What the exercise asks:
Identify all lines below that hold "matplotlib" and collect them.

Supplied material:
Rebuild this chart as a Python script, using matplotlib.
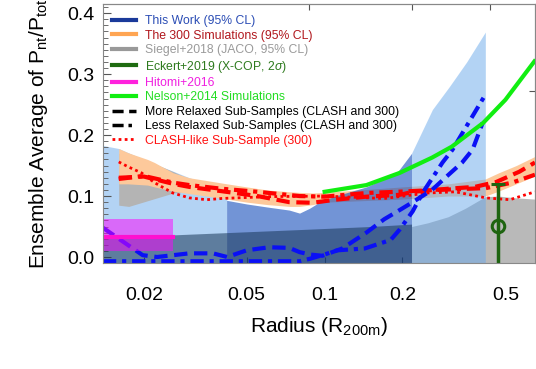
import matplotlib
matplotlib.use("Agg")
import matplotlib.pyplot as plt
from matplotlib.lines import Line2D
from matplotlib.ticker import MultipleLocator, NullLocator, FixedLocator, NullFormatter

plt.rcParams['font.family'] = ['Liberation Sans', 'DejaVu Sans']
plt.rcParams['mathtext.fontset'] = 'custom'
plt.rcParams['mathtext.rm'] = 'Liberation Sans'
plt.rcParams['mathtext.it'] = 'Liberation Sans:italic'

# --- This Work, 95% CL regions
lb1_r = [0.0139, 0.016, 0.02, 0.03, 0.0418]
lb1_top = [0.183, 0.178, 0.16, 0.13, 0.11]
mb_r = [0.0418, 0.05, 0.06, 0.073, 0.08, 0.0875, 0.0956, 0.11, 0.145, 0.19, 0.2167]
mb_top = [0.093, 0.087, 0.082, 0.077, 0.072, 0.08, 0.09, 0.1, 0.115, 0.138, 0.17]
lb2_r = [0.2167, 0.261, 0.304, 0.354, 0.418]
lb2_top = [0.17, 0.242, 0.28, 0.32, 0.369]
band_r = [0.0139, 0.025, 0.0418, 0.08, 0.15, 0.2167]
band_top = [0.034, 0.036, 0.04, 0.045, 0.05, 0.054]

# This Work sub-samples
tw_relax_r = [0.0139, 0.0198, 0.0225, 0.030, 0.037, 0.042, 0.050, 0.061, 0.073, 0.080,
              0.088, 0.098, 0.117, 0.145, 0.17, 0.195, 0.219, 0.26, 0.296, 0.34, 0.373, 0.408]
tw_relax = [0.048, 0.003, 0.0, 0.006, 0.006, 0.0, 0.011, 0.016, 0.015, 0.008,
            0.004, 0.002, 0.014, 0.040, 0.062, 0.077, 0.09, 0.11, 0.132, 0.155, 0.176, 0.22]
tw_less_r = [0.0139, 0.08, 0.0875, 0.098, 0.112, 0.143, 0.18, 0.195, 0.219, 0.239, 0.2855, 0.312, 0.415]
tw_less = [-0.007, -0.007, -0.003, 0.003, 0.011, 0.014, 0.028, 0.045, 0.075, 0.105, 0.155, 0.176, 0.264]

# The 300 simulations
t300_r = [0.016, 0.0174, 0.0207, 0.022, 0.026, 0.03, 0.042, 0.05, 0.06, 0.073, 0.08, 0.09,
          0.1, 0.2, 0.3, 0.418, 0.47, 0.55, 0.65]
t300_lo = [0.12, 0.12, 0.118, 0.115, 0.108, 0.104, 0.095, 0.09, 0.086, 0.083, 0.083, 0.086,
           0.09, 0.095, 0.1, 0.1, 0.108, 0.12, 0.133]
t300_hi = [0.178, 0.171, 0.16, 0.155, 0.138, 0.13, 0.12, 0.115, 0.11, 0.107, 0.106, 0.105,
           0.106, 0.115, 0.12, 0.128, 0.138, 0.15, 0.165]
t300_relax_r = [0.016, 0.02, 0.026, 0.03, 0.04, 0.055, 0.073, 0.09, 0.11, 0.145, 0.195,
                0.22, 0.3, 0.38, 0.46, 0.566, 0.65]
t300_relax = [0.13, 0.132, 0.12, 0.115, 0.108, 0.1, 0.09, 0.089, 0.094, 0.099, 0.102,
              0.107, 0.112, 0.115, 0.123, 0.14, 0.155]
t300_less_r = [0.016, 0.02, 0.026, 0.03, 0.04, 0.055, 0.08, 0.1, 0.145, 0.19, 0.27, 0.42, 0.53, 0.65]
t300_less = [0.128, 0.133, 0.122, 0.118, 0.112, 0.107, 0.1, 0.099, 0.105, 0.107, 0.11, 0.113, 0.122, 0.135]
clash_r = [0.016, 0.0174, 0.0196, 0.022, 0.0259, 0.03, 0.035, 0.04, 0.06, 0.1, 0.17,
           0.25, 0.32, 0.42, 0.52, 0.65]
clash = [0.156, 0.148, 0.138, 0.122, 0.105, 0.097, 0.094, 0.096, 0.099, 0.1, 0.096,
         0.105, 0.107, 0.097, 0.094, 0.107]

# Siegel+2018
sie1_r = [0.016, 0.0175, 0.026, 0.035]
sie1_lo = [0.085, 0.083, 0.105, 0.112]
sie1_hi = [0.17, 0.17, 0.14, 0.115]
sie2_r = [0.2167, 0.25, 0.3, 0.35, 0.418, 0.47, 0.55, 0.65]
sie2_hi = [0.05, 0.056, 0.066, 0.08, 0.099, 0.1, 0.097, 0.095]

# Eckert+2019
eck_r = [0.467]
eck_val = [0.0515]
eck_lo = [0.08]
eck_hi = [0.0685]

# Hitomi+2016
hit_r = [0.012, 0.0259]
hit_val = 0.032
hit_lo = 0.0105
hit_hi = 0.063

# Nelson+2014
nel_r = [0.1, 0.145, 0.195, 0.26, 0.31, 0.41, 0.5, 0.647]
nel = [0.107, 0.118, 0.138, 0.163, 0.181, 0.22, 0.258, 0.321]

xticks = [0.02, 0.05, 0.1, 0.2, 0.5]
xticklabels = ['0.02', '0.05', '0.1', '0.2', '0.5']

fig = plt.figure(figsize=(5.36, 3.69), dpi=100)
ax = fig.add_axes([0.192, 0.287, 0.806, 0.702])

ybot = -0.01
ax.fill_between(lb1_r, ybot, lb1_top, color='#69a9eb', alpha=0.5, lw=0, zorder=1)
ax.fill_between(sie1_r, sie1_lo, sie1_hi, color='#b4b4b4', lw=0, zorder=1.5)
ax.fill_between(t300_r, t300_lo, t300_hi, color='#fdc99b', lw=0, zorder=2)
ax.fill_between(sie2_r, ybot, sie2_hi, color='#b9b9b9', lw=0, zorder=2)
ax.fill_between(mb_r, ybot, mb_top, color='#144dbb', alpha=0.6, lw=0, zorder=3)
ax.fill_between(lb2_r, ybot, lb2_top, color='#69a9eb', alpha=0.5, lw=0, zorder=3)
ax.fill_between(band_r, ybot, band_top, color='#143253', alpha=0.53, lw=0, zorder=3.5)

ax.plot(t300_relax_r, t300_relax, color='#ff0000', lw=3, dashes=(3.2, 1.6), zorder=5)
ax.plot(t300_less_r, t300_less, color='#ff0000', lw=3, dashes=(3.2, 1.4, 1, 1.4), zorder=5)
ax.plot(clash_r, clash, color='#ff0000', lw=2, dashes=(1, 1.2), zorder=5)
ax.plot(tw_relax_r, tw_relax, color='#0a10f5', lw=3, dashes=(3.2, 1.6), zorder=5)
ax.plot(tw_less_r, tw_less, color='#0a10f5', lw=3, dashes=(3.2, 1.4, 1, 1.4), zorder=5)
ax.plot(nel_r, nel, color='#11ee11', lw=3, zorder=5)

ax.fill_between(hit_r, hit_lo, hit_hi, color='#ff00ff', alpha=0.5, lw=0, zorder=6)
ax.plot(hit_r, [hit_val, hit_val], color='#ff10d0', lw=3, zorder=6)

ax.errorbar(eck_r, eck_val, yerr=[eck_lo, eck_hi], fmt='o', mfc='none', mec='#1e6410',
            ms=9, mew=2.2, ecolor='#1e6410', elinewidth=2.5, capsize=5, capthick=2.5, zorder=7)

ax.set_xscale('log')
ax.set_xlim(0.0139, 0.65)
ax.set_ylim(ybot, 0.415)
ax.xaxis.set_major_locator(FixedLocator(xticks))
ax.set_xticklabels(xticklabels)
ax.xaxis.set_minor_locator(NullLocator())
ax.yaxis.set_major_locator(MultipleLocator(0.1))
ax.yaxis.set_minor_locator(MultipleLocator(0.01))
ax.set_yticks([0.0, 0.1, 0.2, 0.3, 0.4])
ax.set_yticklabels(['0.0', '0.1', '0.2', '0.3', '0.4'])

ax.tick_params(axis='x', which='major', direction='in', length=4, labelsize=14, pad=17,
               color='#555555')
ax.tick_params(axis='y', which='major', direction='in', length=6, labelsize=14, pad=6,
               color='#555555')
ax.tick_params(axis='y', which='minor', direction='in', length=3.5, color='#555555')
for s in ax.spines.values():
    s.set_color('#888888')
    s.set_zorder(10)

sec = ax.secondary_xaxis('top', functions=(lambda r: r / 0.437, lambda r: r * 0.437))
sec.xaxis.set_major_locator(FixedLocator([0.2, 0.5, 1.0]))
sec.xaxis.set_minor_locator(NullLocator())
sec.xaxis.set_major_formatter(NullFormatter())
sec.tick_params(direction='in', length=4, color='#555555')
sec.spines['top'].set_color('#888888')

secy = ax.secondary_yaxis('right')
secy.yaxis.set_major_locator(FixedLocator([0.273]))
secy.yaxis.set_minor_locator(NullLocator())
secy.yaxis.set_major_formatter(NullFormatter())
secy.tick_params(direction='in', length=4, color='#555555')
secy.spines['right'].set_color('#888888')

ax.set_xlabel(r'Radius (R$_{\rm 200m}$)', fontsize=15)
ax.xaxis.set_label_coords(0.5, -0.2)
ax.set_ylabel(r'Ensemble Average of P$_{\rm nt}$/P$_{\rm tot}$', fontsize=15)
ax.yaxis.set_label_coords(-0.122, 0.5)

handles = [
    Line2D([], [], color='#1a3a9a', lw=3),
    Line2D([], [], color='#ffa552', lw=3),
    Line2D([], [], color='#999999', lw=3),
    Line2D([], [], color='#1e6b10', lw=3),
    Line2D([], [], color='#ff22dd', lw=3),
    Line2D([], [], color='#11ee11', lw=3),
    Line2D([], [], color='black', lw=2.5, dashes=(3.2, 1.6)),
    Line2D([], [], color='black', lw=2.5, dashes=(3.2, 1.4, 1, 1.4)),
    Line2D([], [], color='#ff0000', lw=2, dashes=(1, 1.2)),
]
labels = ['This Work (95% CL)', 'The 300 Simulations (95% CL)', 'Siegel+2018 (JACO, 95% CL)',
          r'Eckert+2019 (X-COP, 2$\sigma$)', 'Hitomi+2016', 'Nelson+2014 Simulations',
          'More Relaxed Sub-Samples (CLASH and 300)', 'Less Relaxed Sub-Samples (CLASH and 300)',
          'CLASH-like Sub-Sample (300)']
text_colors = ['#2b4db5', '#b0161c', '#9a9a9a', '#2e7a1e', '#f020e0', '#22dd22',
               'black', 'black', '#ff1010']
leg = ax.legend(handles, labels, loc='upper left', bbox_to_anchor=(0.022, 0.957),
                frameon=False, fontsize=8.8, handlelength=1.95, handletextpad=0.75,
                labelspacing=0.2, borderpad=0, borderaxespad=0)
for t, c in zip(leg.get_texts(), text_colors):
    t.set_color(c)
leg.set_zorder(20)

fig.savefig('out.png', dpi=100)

Reply to the task:
Rebuild this chart as a Python script, using matplotlib.
import matplotlib
matplotlib.use("Agg")
import matplotlib.pyplot as plt
from matplotlib.lines import Line2D
from matplotlib.ticker import MultipleLocator, NullLocator, FixedLocator, NullFormatter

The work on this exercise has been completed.